Some of our most illustrious Imams, such as Imam Abu Hanifah & Imam Malik, refused official appointments from rulers. Moreover, they refused to visit them in their courts. Others such as Qadi Abu Yusuf - the student of Imam Abu Hanifah - accepted official appointments. Such disparity in the way of dealing with the rulers was echoed throughout the time of the Tabi'in. Some scholars accepted appointments, while others criticized them and refused such an association.

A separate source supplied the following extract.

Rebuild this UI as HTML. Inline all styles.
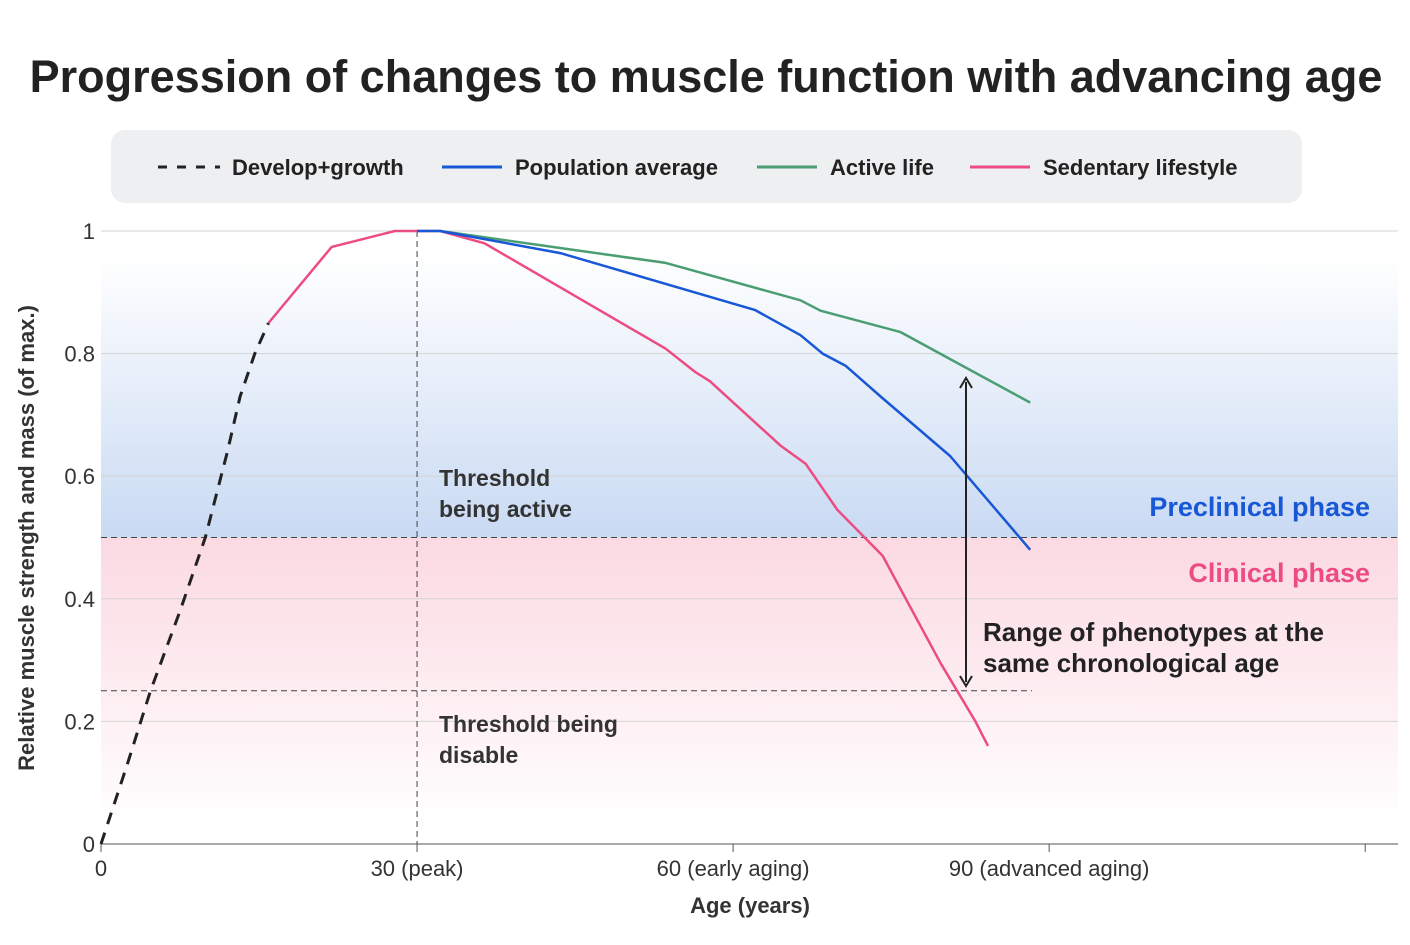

Nonetheless, both scholar and layman require guidance on the correct measures to take in times of confusion. One may wonder, "When is it acceptable for a scholar to accept an appointment?" Or "When is it appropriate for a scholar to avoid politics altogether?" Others may ask, "Is there a middle ground between the two opinions?" Such questions require in-depth answers. Although this text is only an introduction to the subject, it provides clear guidance on what kinds of interactions with the rulers are blameworthy for scholars, and why.